Issue	Possible Cause	Fix
Can't resolve any names	CoreDNS pods not running	Check CoreDNS deployment, restart pods
SERVFAIL responses	CoreDNS can't reach upstream DNS	Check `forward` directive in ConfigMap
Forwarding loop detected	CoreDNS forwards to itself	Fix `/etc/resolv.conf` on node or use explicit upstream IPs
Cross-namespace resolution fails	Wrong DNS name format	Use `<svc>.<namespace>.svc.cluster.local`
Slow DNS lookups	`ndots:5` causing extra queries	Set `dnsConfig.options` with lower `ndots` in pod spec

Service Connectivity Debugging

Service Debugging Flow

Service not working?
├── Does the Service exist?              → kubectl get svc
├── Does it have Endpoints?              → kubectl get endpoints
│   └── No endpoints?                    → Check selector matches pod labels
├── Is targetPort correct?               → kubectl describe svc
├── Can you reach pod IPs directly?      → kubectl exec -- wget -qO- <pod-ip>:<port>
│   └── Pod not responding?              → Debug the application (see application.md)
├── Can you reach the Service ClusterIP? → kubectl exec -- wget -qO- <cluster-ip>:<port>
│   └── ClusterIP not working?           → Check kube-proxy
└── Does DNS resolve?                    → kubectl exec -- nslookup <svc-name>
    └── DNS not resolving?               → Check CoreDNS (see DNS section above)

Verifying Endpoints

# check endpoints for a service
kubectl get endpoints <service-name>

# check endpointslices (more detailed)
kubectl get endpointslices -l kubernetes.io/service-name=<service-name>

# describe to see individual endpoint addresses
kubectl describe endpointslice <endpointslice-name>

# if endpoints are empty, check that selectors match pod labels
kubectl get svc <service-name> -o jsonpath='{.spec.selector}'
kubectl get pods --show-labels

Testing Pod-to-Pod Connectivity

# get pod IPs
kubectl get pods -o wide

# test connectivity from a temp pod
kubectl run tmp --image=busybox --rm -it --restart=Never -- wget -qO- -T 5 <pod-ip>:<port>

# or use curl
kubectl run tmp --image=curlimages/curl --rm -it --restart=Never -- curl -s -m 5 <pod-ip>:<port>

Testing Pod-to-Service

# test using ClusterIP
kubectl run tmp --image=busybox --rm -it --restart=Never -- wget -qO- -T 5 <cluster-ip>:<port>

# test using DNS name
kubectl run tmp --image=busybox --rm -it --restart=Never -- wget -qO- -T 5 <service-name>.<namespace>.svc.cluster.local:<port>

# test from within the same namespace (short name)
kubectl run tmp --image=busybox --rm -it --restart=Never -- wget -qO- -T 5 <service-name>:<port>

kube-proxy

# check kube-proxy pods
kubectl get pods -n kube-system -l k8s-app=kube-proxy

# check kube-proxy logs
kubectl logs -n kube-system -l k8s-app=kube-proxy

# check kube-proxy mode
kubectl logs -n kube-system <kube-proxy-pod> | grep "Using .* Proxier"
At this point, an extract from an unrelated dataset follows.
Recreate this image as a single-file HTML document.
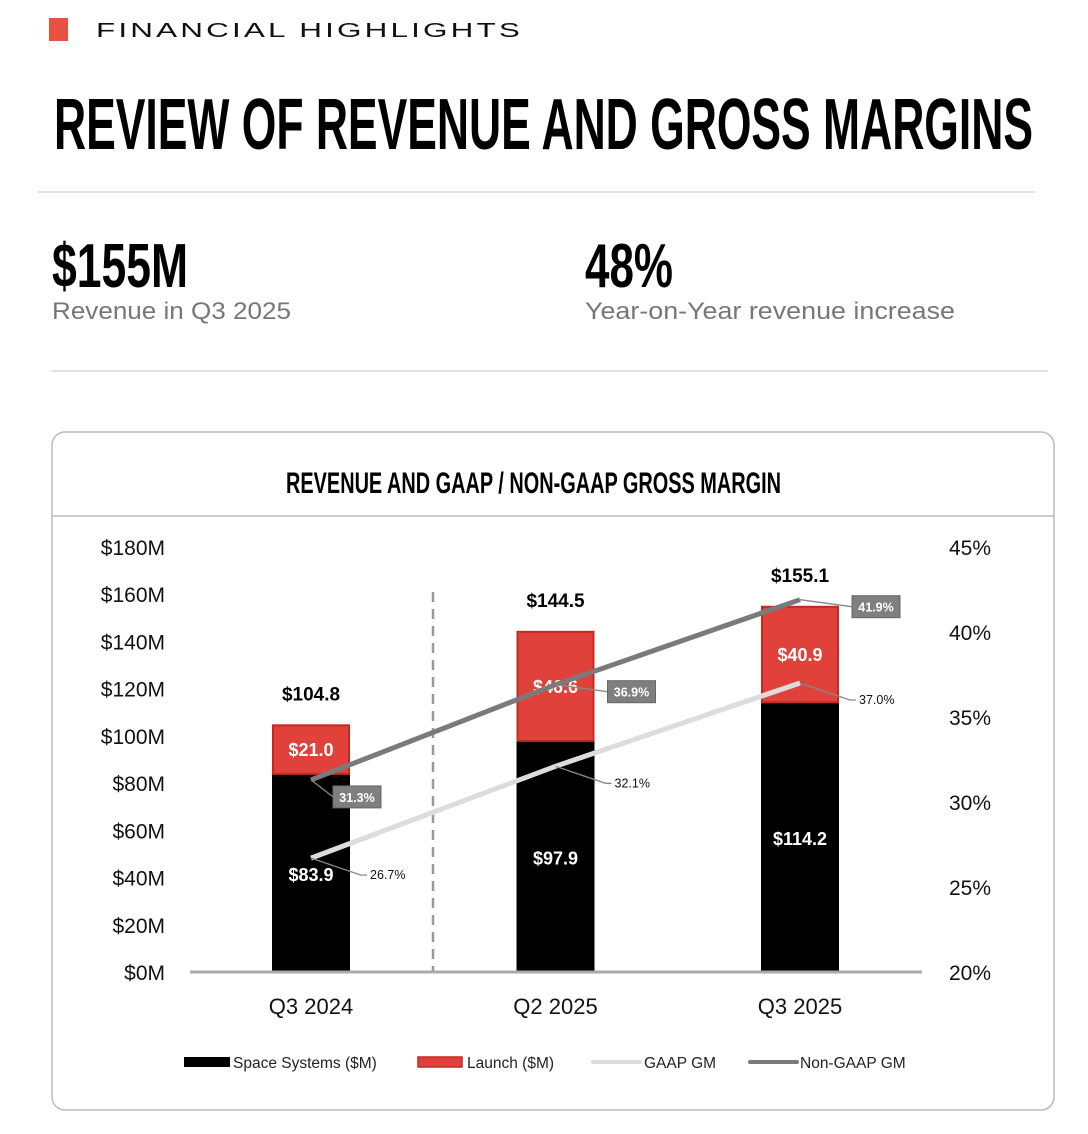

# check iptables rules (on a node)
sudo iptables -L -t nat | grep <service-name>

# check IPVS rules (if using IPVS mode)
sudo ipvsadm -L -n

Network Policy Debugging

# list all network policies across namespaces
kubectl get networkpolicies -A

# describe a specific policy
kubectl describe networkpolicy <policy-name> -n <namespace>

# check which pods a policy selects
kubectl get pods -n <namespace> --show-labels

# test connectivity between pods
kubectl exec <source-pod> -- wget -qO- -T 5 <target-pod-ip>:<port>

Common mistakes with NetworkPolicies:

Missing egress rules — once you define a policy, all non-matching traffic is denied (both ingress and egress if specified)
Forgetting to allow DNS egress (UDP/TCP port 53) — pods can't resolve service names
Wrong label selectors in podSelector or namespaceSelector
Not realizing policies are additive — if any policy allows the traffic, it's allowed

Example: allow DNS egress in a restrictive policy:

apiVersion: networking.k8s.io/v1
kind: NetworkPolicy
metadata:
  name: allow-dns
spec:
  podSelector: {}
  policyTypes:
    - Egress
  egress:
    - to: []
      ports:
        - protocol: UDP
          port: 53
        - protocol: TCP
          port: 53

CNI Plugin Issues

# check CNI configuration
ls /etc/cni/net.d/
cat /etc/cni/net.d/*.conflist

# check CNI binaries
ls /opt/cni/bin/

# check kubelet logs for CNI errors
sudo journalctl -u kubelet | grep -i cni

# check if CNI pods are running (e.g., Calico, Flannel, Weave)
kubectl get pods -n kube-system | grep -E "calico|flannel|weave|cilium"

Common CNI issues:

Pod stuck in ContainerCreating — often a CNI misconfiguration or missing plugin
No CNI config in /etc/cni/net.d/ — CNI plugin not installed
CNI binary missing from /opt/cni/bin/ — need to install CNI plugins
IP address exhaustion — pod CIDR range is full

Useful Commands

# deploy a debug pod with networking tools
kubectl run netdebug --image=nicolaka/netshoot --rm -it --restart=Never -- /bin/bash

# test DNS resolution
kubectl exec <pod-name> -- nslookup <service-name>

# test HTTP connectivity
kubectl run tmp --image=busybox --rm -it --restart=Never -- wget -qO- -T 5 <url>

# check all services and their endpoints
kubectl get svc,endpoints -A

# check kube-proxy config
kubectl get configmap kube-proxy -n kube-system -o yaml

# trace iptables rules for a service
sudo iptables-save | grep <service-name>

# check node networking
ip addr show
ip route show

# check if a port is listening inside a pod
kubectl exec <pod-name> -- netstat -tlnp
kubectl exec <pod-name> -- ss -tlnp